- Brief: For the listing underneath, give the count of lines containing the string "that" and nothing further.
__________
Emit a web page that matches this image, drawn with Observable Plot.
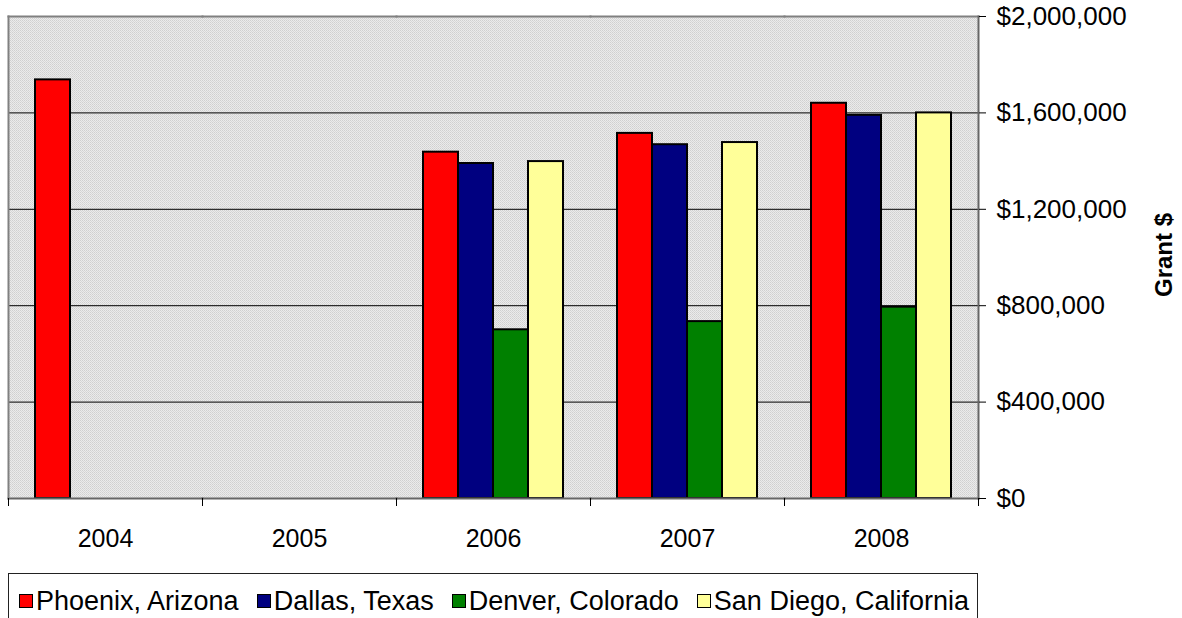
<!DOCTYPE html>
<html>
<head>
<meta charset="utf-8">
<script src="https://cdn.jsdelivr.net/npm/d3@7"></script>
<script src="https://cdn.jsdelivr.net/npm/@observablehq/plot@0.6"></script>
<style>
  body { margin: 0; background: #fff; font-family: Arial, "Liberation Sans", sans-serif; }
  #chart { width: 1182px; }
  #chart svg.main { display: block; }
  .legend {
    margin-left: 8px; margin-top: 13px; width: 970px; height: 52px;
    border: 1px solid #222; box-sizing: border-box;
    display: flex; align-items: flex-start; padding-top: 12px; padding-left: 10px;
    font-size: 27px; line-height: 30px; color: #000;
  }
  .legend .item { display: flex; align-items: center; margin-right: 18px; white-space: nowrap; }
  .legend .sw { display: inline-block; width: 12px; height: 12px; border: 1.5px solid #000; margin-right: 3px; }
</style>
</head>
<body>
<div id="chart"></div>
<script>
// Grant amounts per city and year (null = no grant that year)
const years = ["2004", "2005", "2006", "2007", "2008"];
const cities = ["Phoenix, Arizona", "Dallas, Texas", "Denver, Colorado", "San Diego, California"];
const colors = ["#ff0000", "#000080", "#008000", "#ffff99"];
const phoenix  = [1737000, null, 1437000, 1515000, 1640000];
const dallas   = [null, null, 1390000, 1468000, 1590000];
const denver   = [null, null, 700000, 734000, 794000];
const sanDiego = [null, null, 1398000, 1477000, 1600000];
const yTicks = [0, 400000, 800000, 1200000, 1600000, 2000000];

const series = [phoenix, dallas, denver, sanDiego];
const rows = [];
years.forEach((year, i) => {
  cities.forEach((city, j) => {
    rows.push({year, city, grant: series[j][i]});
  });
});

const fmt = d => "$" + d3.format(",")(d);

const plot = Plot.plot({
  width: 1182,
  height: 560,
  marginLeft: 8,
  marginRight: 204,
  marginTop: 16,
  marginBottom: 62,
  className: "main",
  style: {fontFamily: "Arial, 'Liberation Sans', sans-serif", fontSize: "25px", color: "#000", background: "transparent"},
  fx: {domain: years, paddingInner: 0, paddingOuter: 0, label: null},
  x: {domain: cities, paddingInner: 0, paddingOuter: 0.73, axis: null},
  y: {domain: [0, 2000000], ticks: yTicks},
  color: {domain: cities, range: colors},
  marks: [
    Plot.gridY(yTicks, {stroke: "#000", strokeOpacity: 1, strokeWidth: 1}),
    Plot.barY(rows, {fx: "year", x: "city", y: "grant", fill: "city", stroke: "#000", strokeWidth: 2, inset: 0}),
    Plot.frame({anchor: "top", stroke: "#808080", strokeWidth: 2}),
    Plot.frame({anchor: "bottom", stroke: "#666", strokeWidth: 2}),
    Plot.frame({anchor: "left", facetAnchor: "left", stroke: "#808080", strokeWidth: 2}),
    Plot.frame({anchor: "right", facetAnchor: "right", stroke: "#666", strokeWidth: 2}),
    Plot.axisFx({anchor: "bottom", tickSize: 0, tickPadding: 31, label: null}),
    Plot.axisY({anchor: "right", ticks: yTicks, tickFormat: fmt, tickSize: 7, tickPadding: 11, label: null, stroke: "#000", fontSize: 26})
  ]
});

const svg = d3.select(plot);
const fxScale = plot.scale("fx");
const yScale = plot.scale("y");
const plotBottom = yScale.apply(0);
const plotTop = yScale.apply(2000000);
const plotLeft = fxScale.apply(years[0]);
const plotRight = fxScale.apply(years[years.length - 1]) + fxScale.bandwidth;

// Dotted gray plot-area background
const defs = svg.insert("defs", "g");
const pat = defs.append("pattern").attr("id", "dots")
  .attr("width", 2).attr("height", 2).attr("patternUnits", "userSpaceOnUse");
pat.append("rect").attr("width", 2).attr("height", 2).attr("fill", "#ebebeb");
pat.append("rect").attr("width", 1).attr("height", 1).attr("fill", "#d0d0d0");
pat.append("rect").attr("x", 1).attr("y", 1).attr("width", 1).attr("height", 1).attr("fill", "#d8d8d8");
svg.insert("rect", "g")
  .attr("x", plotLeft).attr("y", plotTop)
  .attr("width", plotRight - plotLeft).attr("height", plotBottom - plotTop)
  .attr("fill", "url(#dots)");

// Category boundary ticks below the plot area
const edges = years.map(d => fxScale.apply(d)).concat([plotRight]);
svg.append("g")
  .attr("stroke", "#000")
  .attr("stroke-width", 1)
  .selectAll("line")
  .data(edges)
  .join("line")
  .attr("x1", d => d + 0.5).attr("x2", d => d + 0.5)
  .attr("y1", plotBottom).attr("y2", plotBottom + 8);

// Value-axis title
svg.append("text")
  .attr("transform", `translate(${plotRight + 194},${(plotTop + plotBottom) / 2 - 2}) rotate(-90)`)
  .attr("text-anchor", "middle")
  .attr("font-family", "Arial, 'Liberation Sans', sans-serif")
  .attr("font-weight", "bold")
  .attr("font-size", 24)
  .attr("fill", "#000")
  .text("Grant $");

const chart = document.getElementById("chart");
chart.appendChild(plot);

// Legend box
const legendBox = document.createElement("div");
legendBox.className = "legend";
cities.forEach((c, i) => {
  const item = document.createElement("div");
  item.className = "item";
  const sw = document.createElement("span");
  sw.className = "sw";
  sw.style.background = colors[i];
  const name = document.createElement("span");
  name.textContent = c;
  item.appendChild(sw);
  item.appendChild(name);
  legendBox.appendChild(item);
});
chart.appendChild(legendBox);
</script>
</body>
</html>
__________
- Answer to the problem: 2